Quote the whole listing word for word. Do not include the pictures.
§
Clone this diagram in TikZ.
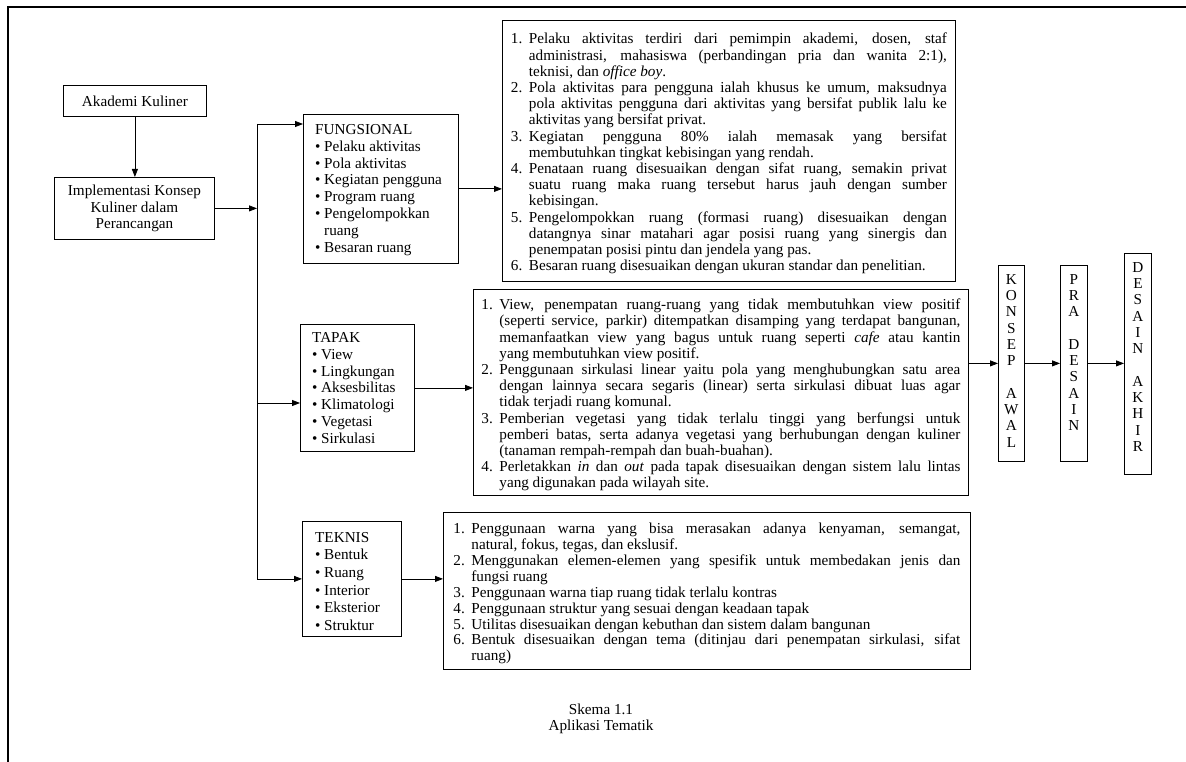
\documentclass[tikz,border=0pt]{standalone}
\usepackage{fontspec}
\setmainfont{Liberation Serif}
\usetikzlibrary{arrows.meta,calc}
\tolerance=10000
\hyphenpenalty=10000
\exhyphenpenalty=10000
\newcommand{\bul}{\makebox[9pt][l]{\textbullet}}
\newcommand{\itm}[2]{\par\noindent\hangindent=18pt\hangafter=1\makebox[18pt][l]{#1.}\ignorespaces#2\par}
\begin{document}
\begin{tikzpicture}[x=1pt,y=-1pt,
  box/.style={draw, line width=0.8pt, inner sep=0pt, anchor=north west},
  arr/.style={line width=0.8pt, -{Triangle[length=8pt,width=6pt]}},
  ln/.style={line width=0.8pt},
  txt/.style={font=\fontsize{15.2}{16.2}\selectfont},
  stxt/.style={font=\fontsize{15.2}{16.9}\selectfont, anchor=north west, inner sep=0pt, align=left},
  vtxt/.style={font=\fontsize{15.2}{16.3}\selectfont, anchor=north, inner sep=0pt, align=center}
]
\useasboundingbox (0,0) rectangle (1186,762);
\draw[line width=2.5pt] (8,770) -- (8,7) -- (1195,7);

% left column
\node[box, minimum width=143pt, minimum height=31pt, txt] (ak) at (63,85) {Akademi Kuliner};
\node[box, minimum width=160pt, minimum height=62pt, align=center, txt] (impl) at (54,177) {Implementasi Konsep\\Kuliner dalam\\Perancangan};

% category boxes
\node[box, minimum width=155pt, minimum height=149pt] (fung) at (303,114) {};
\node[stxt] (fungt) at (315,124) {FUNGSIONAL\\
\bul Pelaku aktivitas\\
\bul Pola aktivitas\\
\bul Kegiatan pengguna\\
\bul Program ruang\\
\bul Pengelompokkan\\
\hspace*{9pt}ruang\\
\bul Besaran ruang};

\node[box, minimum width=114pt, minimum height=127pt] (tapak) at (300,324) {};
\node[stxt] (tapakt) at (312,332) {TAPAK\\
\bul View\\
\bul Lingkungan\\
\bul Aksesbilitas\\
\bul Klimatologi\\
\bul Vegetasi\\
\bul Sirkulasi};

\node[box, minimum width=99pt, minimum height=115pt] (teknis) at (302,521) {};
\node[stxt, font=\fontsize{15.2}{17.6}\selectfont] (teknist) at (315,532) {TEKNIS\\
\bul Bentuk\\
\bul Ruang\\
\bul Interior\\
\bul Eksterior\\
\bul Struktur};

% spine
\coordinate (sTop) at (257,124);
\coordinate (sMid) at (257,403);
\coordinate (sBot) at (teknis.west -| sTop);

% big text boxes
\node[box, minimum width=453pt, minimum height=261pt, text width=436pt, align=justify, txt] (b1) at (502,20) {%
\itm{1}{Pelaku aktivitas terdiri dari pemimpin akademi, dosen, staf\linebreak administrasi, mahasiswa (perbandingan pria dan wanita 2:1),\linebreak teknisi, dan \textit{office boy}.}
\itm{2}{Pola aktivitas para pengguna ialah khusus ke umum, maksudnya\linebreak pola aktivitas pengguna dari aktivitas yang bersifat publik lalu ke\linebreak aktivitas yang bersifat privat.}
\itm{3}{Kegiatan pengguna 80\% ialah memasak yang bersifat\linebreak membutuhkan tingkat kebisingan yang rendah.}
\itm{4}{Penataan ruang disesuaikan dengan sifat ruang, semakin privat\linebreak suatu ruang maka ruang tersebut harus jauh dengan sumber\linebreak kebisingan.}
\itm{5}{Pengelompokkan ruang (formasi ruang) disesuaikan dengan\linebreak datangnya sinar matahari agar posisi ruang yang sinergis dan\linebreak penempatan posisi pintu dan jendela yang pas.}
\itm{6}{Besaran ruang disesuaikan dengan ukuran standar dan penelitian.}};

\node[box, minimum width=495pt, minimum height=206pt, text width=479pt, align=justify, txt] (b2) at (473,289) {%
\itm{1}{View, penempatan ruang-ruang yang tidak membutuhkan view positif\linebreak (seperti service, parkir) ditempatkan disamping yang terdapat bangunan,\linebreak memanfaatkan view yang bagus untuk ruang seperti \textit{cafe} atau kantin\linebreak yang membutuhkan view positif.}
\itm{2}{Penggunaan sirkulasi linear yaitu pola yang menghubungkan satu area\linebreak dengan lainnya secara segaris (linear) serta sirkulasi dibuat luas agar\linebreak tidak terjadi ruang komunal.}
\itm{3}{Pemberian vegetasi yang tidak terlalu tinggi yang berfungsi untuk\linebreak pemberi batas, serta adanya vegetasi yang berhubungan dengan kuliner\linebreak (tanaman rempah-rempah dan buah-buahan).}
\itm{4}{Perletakkan \textit{in} dan \textit{out} pada tapak disesuaikan dengan sistem lalu lintas\linebreak yang digunakan pada wilayah site.}};

\node[box, minimum width=527pt, minimum height=157pt, text width=507pt, align=justify, font=\fontsize{15.2}{15.9}\selectfont] (b3) at (443,512) {%
\itm{1}{Penggunaan warna yang bisa merasakan adanya kenyaman, semangat,\linebreak natural, fokus, tegas, dan ekslusif.}
\itm{2}{Menggunakan elemen-elemen yang spesifik untuk membedakan jenis dan\linebreak fungsi ruang}
\itm{3}{Penggunaan warna tiap ruang tidak terlalu kontras}
\itm{4}{Penggunaan struktur yang sesuai dengan keadaan tapak}
\itm{5}{Utilitas disesuaikan dengan kebuthan dan sistem dalam bangunan}
\itm{6}{Bentuk disesuaikan dengan tema (ditinjau dari penempatan sirkulasi, sifat\linebreak ruang)}\vspace*{10pt}};

% vertical stage boxes
\node[box, minimum width=26pt, minimum height=196pt] (konsep) at (998,265) {};
\node[vtxt] (konsept) at (konsep.north |- 0,274) {K\\O\\N\\S\\E\\P\\[16.3pt]A\\W\\A\\L};
\node[box, minimum width=27pt, minimum height=196pt] (pra) at (1060,265) {};
\node[vtxt] (prat) at (pra.north |- 0,274) {P\\R\\A\\[16.3pt]D\\E\\S\\A\\I\\N};
\node[box, minimum width=27pt, minimum height=221pt] (desain) at (1124,253) {};
\node[vtxt] (desaint) at (desain.north |- 0,262) {D\\E\\S\\A\\I\\N\\[16.3pt]A\\K\\H\\I\\R};

% caption
\node[txt, align=center, inner sep=0pt] (cap) at (601,719) {Skema 1.1\\Aplikasi Tematik};

% connectors
\draw[arr] (ak.south) -- (ak.south |- impl.north);
\draw[arr] (impl.east) -- (impl.east -| sTop);
\draw[ln] (sTop) -- (sBot);
\draw[arr] (sTop) -- (sTop -| fung.west);
\draw[arr] (sMid) -- (sMid -| tapak.west);
\draw[arr] (sBot) -- (teknis.west);
\draw[arr] (fung.east) -- (fung.east -| b1.west);
\draw[arr] (tapak.east) -- (tapak.east -| b2.west);
\draw[arr] (teknis.east) -- (teknis.east -| b3.west);
\draw[arr] (konsep.west -| b2.east) -- (konsep.west);
\draw[arr] (konsep.east) -- (pra.west);
\draw[arr] (pra.east) -- (pra.east -| desain.west);
\end{tikzpicture}
\end{document}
§
## [ANSWER TO THE PROBLEM]
Clone this diagram in TikZ.
\documentclass[tikz,border=0pt]{standalone}
\usepackage{fontspec}
\setmainfont{Liberation Serif}
\usetikzlibrary{arrows.meta,calc}
\tolerance=10000
\hyphenpenalty=10000
\exhyphenpenalty=10000
\newcommand{\bul}{\makebox[9pt][l]{\textbullet}}
\newcommand{\itm}[2]{\par\noindent\hangindent=18pt\hangafter=1\makebox[18pt][l]{#1.}\ignorespaces#2\par}
\begin{document}
\begin{tikzpicture}[x=1pt,y=-1pt,
  box/.style={draw, line width=0.8pt, inner sep=0pt, anchor=north west},
  arr/.style={line width=0.8pt, -{Triangle[length=8pt,width=6pt]}},
  ln/.style={line width=0.8pt},
  txt/.style={font=\fontsize{15.2}{16.2}\selectfont},
  stxt/.style={font=\fontsize{15.2}{16.9}\selectfont, anchor=north west, inner sep=0pt, align=left},
  vtxt/.style={font=\fontsize{15.2}{16.3}\selectfont, anchor=north, inner sep=0pt, align=center}
]
\useasboundingbox (0,0) rectangle (1186,762);
\draw[line width=2.5pt] (8,770) -- (8,7) -- (1195,7);

% left column
\node[box, minimum width=143pt, minimum height=31pt, txt] (ak) at (63,85) {Akademi Kuliner};
\node[box, minimum width=160pt, minimum height=62pt, align=center, txt] (impl) at (54,177) {Implementasi Konsep\\Kuliner dalam\\Perancangan};

% category boxes
\node[box, minimum width=155pt, minimum height=149pt] (fung) at (303,114) {};
\node[stxt] (fungt) at (315,124) {FUNGSIONAL\\
\bul Pelaku aktivitas\\
\bul Pola aktivitas\\
\bul Kegiatan pengguna\\
\bul Program ruang\\
\bul Pengelompokkan\\
\hspace*{9pt}ruang\\
\bul Besaran ruang};

\node[box, minimum width=114pt, minimum height=127pt] (tapak) at (300,324) {};
\node[stxt] (tapakt) at (312,332) {TAPAK\\
\bul View\\
\bul Lingkungan\\
\bul Aksesbilitas\\
\bul Klimatologi\\
\bul Vegetasi\\
\bul Sirkulasi};

\node[box, minimum width=99pt, minimum height=115pt] (teknis) at (302,521) {};
\node[stxt, font=\fontsize{15.2}{17.6}\selectfont] (teknist) at (315,532) {TEKNIS\\
\bul Bentuk\\
\bul Ruang\\
\bul Interior\\
\bul Eksterior\\
\bul Struktur};

% spine
\coordinate (sTop) at (257,124);
\coordinate (sMid) at (257,403);
\coordinate (sBot) at (teknis.west -| sTop);

% big text boxes
\node[box, minimum width=453pt, minimum height=261pt, text width=436pt, align=justify, txt] (b1) at (502,20) {%
\itm{1}{Pelaku aktivitas terdiri dari pemimpin akademi, dosen, staf\linebreak administrasi, mahasiswa (perbandingan pria dan wanita 2:1),\linebreak teknisi, dan \textit{office boy}.}
\itm{2}{Pola aktivitas para pengguna ialah khusus ke umum, maksudnya\linebreak pola aktivitas pengguna dari aktivitas yang bersifat publik lalu ke\linebreak aktivitas yang bersifat privat.}
\itm{3}{Kegiatan pengguna 80\% ialah memasak yang bersifat\linebreak membutuhkan tingkat kebisingan yang rendah.}
\itm{4}{Penataan ruang disesuaikan dengan sifat ruang, semakin privat\linebreak suatu ruang maka ruang tersebut harus jauh dengan sumber\linebreak kebisingan.}
\itm{5}{Pengelompokkan ruang (formasi ruang) disesuaikan dengan\linebreak datangnya sinar matahari agar posisi ruang yang sinergis dan\linebreak penempatan posisi pintu dan jendela yang pas.}
\itm{6}{Besaran ruang disesuaikan dengan ukuran standar dan penelitian.}};

\node[box, minimum width=495pt, minimum height=206pt, text width=479pt, align=justify, txt] (b2) at (473,289) {%
\itm{1}{View, penempatan ruang-ruang yang tidak membutuhkan view positif\linebreak (seperti service, parkir) ditempatkan disamping yang terdapat bangunan,\linebreak memanfaatkan view yang bagus untuk ruang seperti \textit{cafe} atau kantin\linebreak yang membutuhkan view positif.}
\itm{2}{Penggunaan sirkulasi linear yaitu pola yang menghubungkan satu area\linebreak dengan lainnya secara segaris (linear) serta sirkulasi dibuat luas agar\linebreak tidak terjadi ruang komunal.}
\itm{3}{Pemberian vegetasi yang tidak terlalu tinggi yang berfungsi untuk\linebreak pemberi batas, serta adanya vegetasi yang berhubungan dengan kuliner\linebreak (tanaman rempah-rempah dan buah-buahan).}
\itm{4}{Perletakkan \textit{in} dan \textit{out} pada tapak disesuaikan dengan sistem lalu lintas\linebreak yang digunakan pada wilayah site.}};

\node[box, minimum width=527pt, minimum height=157pt, text width=507pt, align=justify, font=\fontsize{15.2}{15.9}\selectfont] (b3) at (443,512) {%
\itm{1}{Penggunaan warna yang bisa merasakan adanya kenyaman, semangat,\linebreak natural, fokus, tegas, dan ekslusif.}
\itm{2}{Menggunakan elemen-elemen yang spesifik untuk membedakan jenis dan\linebreak fungsi ruang}
\itm{3}{Penggunaan warna tiap ruang tidak terlalu kontras}
\itm{4}{Penggunaan struktur yang sesuai dengan keadaan tapak}
\itm{5}{Utilitas disesuaikan dengan kebuthan dan sistem dalam bangunan}
\itm{6}{Bentuk disesuaikan dengan tema (ditinjau dari penempatan sirkulasi, sifat\linebreak ruang)}\vspace*{10pt}};

% vertical stage boxes
\node[box, minimum width=26pt, minimum height=196pt] (konsep) at (998,265) {};
\node[vtxt] (konsept) at (konsep.north |- 0,274) {K\\O\\N\\S\\E\\P\\[16.3pt]A\\W\\A\\L};
\node[box, minimum width=27pt, minimum height=196pt] (pra) at (1060,265) {};
\node[vtxt] (prat) at (pra.north |- 0,274) {P\\R\\A\\[16.3pt]D\\E\\S\\A\\I\\N};
\node[box, minimum width=27pt, minimum height=221pt] (desain) at (1124,253) {};
\node[vtxt] (desaint) at (desain.north |- 0,262) {D\\E\\S\\A\\I\\N\\[16.3pt]A\\K\\H\\I\\R};

% caption
\node[txt, align=center, inner sep=0pt] (cap) at (601,719) {Skema 1.1\\Aplikasi Tematik};

% connectors
\draw[arr] (ak.south) -- (ak.south |- impl.north);
\draw[arr] (impl.east) -- (impl.east -| sTop);
\draw[ln] (sTop) -- (sBot);
\draw[arr] (sTop) -- (sTop -| fung.west);
\draw[arr] (sMid) -- (sMid -| tapak.west);
\draw[arr] (sBot) -- (teknis.west);
\draw[arr] (fung.east) -- (fung.east -| b1.west);
\draw[arr] (tapak.east) -- (tapak.east -| b2.west);
\draw[arr] (teknis.east) -- (teknis.east -| b3.west);
\draw[arr] (konsep.west -| b2.east) -- (konsep.west);
\draw[arr] (konsep.east) -- (pra.west);
\draw[arr] (pra.east) -- (pra.east -| desain.west);
\end{tikzpicture}
\end{document}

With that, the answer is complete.